### REQUIRED WORK
From the entries below, gather each line containing the word "this".

### DATA TO PROCESS
□ □ □
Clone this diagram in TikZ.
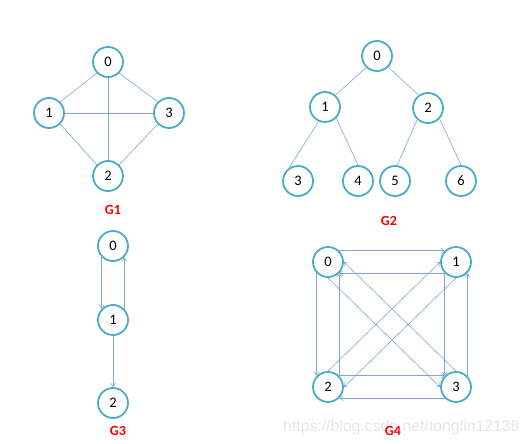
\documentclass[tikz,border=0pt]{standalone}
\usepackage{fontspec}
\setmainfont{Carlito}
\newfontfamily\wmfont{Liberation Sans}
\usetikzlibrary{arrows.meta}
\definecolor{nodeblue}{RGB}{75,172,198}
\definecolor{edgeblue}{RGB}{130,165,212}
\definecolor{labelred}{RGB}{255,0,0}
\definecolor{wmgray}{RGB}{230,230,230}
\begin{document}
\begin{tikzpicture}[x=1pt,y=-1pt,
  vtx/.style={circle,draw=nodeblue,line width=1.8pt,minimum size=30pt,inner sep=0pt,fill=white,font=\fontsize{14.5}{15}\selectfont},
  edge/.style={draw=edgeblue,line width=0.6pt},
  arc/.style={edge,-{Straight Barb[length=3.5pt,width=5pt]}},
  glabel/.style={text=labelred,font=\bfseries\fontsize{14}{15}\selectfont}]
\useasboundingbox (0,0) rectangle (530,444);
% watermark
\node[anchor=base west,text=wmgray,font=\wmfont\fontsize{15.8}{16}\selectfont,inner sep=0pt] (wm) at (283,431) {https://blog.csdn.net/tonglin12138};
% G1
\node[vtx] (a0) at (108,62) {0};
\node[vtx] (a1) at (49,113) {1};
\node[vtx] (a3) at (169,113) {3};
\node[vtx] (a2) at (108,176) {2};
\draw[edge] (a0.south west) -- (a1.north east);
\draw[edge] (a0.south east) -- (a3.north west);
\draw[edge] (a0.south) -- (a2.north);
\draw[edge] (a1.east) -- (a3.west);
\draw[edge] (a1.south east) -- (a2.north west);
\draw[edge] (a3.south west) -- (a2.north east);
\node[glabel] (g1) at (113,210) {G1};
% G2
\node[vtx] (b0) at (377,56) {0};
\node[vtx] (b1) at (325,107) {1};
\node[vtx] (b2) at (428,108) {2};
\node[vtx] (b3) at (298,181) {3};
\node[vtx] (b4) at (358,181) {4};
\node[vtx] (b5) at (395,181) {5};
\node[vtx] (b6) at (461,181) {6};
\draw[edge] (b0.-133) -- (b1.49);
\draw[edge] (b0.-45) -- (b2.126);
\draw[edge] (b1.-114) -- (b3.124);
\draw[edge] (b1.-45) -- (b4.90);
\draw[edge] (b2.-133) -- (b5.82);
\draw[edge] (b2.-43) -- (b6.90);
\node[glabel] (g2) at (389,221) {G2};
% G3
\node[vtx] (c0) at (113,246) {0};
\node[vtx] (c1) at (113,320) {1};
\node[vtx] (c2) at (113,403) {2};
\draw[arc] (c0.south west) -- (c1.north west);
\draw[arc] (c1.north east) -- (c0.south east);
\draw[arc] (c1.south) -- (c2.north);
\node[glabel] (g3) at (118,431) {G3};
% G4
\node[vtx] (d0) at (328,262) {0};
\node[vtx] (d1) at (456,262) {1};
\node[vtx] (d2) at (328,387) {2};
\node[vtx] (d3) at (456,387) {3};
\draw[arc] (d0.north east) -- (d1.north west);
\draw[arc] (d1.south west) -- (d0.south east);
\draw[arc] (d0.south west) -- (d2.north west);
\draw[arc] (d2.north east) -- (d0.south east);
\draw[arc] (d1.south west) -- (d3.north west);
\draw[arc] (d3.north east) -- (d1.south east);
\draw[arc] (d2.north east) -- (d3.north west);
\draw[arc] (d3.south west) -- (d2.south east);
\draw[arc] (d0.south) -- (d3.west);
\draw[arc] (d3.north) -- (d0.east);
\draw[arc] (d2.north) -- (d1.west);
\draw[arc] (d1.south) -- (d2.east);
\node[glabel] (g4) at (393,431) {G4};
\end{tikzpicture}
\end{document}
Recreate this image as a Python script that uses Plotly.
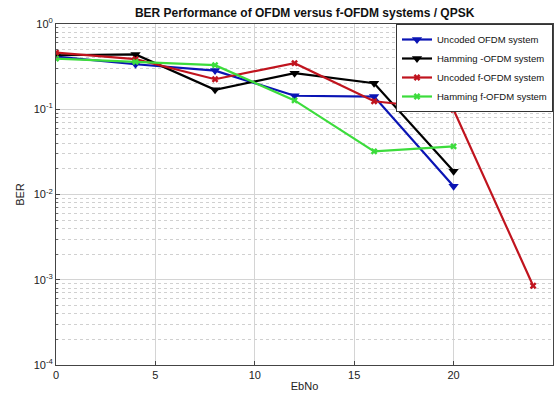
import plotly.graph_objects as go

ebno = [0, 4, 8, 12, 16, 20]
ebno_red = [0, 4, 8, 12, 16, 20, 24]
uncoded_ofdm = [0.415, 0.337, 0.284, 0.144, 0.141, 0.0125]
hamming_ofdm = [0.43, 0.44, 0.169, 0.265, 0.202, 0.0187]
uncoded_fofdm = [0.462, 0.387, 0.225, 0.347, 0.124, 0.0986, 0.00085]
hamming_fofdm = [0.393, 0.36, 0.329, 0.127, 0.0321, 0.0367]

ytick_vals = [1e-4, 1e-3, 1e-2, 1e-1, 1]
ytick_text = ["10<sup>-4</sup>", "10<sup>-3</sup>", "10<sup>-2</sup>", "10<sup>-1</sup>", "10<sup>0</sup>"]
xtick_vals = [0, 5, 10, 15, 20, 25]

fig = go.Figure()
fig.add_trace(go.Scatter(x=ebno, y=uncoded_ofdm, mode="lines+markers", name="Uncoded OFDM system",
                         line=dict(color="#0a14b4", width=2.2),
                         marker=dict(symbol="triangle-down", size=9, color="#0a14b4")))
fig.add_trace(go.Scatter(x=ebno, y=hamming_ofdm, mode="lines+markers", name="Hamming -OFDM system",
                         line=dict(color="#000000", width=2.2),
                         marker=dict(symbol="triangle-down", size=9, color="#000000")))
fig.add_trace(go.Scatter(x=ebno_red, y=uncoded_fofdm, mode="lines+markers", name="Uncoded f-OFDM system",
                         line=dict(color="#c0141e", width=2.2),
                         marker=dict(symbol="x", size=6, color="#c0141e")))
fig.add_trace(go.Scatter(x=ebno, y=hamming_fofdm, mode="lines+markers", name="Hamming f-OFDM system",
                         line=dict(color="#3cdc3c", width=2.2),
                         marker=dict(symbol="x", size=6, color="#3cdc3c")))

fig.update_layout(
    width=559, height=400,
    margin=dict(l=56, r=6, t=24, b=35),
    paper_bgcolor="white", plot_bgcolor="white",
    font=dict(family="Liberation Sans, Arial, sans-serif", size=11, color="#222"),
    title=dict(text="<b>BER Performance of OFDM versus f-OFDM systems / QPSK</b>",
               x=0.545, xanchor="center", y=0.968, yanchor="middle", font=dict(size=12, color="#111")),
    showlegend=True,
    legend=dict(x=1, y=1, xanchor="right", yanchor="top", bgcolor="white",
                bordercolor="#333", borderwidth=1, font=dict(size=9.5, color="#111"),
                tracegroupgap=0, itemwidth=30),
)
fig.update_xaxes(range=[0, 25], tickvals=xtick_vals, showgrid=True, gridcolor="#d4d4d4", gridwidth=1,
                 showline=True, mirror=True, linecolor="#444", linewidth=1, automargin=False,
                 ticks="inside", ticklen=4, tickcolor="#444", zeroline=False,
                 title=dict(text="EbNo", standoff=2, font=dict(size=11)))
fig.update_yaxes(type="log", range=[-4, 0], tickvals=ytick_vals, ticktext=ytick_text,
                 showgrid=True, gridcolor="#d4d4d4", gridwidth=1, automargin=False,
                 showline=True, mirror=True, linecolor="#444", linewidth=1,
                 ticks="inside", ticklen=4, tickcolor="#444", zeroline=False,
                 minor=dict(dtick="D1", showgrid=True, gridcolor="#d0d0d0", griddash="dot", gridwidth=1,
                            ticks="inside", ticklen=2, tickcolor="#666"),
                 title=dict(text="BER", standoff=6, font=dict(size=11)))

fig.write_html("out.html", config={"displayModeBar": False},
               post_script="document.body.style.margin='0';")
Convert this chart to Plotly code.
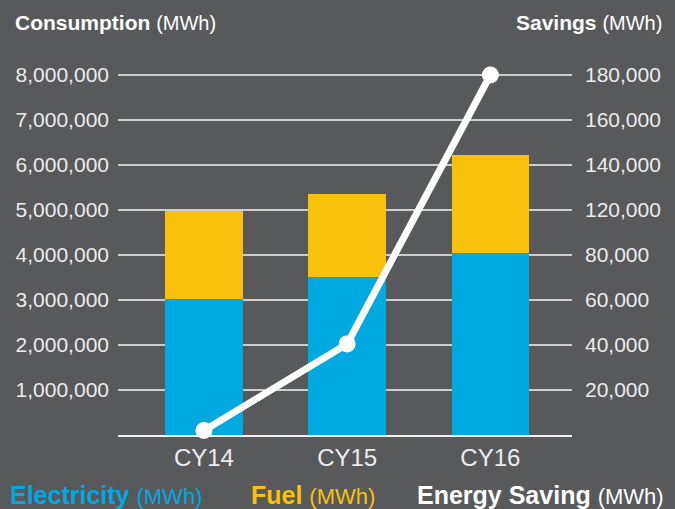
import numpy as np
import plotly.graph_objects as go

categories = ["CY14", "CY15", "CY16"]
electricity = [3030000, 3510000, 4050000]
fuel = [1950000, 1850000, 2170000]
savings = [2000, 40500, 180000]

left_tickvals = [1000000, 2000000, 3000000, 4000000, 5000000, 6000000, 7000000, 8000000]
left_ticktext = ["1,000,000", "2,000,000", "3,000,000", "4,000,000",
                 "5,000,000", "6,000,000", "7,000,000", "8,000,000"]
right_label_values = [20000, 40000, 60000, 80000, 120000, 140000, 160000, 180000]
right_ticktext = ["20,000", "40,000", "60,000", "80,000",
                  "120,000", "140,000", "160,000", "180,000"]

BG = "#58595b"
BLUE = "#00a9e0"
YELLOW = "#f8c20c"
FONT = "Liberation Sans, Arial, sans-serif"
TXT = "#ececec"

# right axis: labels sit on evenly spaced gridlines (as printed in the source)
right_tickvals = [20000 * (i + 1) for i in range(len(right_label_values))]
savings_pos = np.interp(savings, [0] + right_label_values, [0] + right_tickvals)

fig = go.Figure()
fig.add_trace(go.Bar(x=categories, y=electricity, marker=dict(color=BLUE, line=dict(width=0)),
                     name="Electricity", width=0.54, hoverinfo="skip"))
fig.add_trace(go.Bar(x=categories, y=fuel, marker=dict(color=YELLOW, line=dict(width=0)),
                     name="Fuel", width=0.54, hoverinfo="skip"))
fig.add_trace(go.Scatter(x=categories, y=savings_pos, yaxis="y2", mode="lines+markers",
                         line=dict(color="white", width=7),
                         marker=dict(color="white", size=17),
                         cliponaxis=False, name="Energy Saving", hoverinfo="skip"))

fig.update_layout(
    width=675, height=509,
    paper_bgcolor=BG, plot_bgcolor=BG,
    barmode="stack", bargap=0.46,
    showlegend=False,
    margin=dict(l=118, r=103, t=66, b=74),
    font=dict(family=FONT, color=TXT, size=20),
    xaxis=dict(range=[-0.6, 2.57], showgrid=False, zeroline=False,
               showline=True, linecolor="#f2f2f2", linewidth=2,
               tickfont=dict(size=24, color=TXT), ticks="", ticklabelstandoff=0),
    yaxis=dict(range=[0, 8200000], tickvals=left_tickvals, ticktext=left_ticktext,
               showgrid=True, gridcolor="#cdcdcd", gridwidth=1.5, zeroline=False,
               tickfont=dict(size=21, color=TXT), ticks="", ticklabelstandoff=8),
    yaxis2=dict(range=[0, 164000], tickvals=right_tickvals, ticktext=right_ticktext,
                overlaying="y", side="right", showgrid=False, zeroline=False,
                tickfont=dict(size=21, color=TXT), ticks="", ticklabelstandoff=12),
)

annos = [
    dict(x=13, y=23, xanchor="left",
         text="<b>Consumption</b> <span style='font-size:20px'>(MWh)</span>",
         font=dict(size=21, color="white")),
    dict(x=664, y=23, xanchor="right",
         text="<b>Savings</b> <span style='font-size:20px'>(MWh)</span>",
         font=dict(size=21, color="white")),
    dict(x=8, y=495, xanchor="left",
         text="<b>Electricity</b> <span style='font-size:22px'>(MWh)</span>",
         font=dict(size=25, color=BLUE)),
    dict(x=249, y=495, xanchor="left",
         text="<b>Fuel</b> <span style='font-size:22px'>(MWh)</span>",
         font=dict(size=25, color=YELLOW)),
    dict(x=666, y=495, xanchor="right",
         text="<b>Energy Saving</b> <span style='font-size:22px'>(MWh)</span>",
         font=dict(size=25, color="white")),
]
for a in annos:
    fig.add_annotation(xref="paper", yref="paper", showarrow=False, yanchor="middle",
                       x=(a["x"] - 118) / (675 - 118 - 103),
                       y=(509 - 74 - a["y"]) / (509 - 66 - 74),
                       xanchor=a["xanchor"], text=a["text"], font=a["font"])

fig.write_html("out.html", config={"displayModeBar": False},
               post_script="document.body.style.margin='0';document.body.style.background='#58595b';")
□ □ □
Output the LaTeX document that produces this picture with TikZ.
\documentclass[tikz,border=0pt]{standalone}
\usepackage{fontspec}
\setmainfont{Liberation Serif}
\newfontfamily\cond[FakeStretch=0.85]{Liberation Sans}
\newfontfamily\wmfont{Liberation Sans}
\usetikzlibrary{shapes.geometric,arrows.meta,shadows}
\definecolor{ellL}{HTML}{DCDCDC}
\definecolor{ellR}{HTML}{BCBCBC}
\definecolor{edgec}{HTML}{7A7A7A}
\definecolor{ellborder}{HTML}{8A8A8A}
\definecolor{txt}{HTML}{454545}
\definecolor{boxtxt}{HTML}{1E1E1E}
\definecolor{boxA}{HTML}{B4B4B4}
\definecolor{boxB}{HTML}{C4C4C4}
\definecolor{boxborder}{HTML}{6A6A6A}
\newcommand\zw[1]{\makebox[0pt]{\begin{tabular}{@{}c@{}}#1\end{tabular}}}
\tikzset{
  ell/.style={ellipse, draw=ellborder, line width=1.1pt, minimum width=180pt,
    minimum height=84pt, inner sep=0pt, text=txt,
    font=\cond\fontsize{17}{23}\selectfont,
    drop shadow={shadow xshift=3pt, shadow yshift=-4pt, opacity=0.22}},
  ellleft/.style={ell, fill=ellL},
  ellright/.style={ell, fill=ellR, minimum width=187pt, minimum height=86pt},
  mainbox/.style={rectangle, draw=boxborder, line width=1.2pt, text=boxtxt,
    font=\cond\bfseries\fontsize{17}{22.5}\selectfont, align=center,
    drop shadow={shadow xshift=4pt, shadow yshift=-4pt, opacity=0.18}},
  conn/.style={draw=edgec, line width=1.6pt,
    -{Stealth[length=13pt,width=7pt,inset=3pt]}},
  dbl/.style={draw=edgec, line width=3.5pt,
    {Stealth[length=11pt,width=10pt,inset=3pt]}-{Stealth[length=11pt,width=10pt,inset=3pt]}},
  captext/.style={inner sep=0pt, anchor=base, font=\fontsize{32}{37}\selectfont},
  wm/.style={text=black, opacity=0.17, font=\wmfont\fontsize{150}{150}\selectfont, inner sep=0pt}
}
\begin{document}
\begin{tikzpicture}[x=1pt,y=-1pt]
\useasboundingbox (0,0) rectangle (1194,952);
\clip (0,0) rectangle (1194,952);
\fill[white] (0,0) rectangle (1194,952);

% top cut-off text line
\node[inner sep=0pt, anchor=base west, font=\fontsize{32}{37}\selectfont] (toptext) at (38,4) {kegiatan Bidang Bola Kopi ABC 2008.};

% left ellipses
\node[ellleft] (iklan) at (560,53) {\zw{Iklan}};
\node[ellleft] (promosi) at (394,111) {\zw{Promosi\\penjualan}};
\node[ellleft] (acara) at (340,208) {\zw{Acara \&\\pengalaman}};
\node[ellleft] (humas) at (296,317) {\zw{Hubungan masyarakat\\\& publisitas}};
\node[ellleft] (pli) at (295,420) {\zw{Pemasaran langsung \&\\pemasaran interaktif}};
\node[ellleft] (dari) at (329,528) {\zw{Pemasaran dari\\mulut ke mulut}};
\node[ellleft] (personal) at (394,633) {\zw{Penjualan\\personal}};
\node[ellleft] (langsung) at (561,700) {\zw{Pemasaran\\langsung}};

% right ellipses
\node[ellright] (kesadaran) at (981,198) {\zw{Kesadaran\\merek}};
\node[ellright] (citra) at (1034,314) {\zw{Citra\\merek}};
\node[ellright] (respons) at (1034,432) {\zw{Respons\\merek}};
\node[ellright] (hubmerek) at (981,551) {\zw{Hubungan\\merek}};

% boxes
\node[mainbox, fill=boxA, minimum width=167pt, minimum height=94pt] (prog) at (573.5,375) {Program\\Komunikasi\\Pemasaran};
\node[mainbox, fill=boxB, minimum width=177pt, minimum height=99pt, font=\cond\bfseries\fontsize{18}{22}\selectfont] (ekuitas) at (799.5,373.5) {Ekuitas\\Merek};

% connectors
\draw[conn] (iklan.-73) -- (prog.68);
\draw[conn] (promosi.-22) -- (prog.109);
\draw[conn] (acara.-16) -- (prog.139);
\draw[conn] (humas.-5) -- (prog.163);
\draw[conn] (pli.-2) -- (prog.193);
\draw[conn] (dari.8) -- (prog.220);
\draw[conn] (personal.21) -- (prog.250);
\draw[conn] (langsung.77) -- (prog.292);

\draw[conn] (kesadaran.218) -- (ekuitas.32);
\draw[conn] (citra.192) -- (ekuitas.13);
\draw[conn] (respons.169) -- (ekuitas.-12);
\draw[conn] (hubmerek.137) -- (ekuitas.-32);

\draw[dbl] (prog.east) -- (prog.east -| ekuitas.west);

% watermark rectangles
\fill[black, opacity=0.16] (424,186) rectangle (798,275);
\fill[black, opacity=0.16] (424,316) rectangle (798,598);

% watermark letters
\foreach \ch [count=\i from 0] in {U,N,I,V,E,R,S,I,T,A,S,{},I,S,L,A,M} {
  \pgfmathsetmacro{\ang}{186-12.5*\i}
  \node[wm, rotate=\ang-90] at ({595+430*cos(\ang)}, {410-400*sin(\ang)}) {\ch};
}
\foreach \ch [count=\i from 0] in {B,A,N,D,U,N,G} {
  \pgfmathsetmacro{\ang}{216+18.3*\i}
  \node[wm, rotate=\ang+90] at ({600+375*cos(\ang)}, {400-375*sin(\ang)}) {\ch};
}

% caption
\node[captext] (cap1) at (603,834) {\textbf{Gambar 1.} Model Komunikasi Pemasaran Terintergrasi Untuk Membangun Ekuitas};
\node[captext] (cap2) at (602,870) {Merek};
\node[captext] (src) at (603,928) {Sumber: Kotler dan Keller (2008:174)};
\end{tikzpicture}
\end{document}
□ □ □
### ANSWER FOR THE TASK
Clone this diagram in TikZ.
Recreate this image as a Python script that uses Plotly.
Convert this chart to Plotly code.
Output the LaTeX document that produces this picture with TikZ.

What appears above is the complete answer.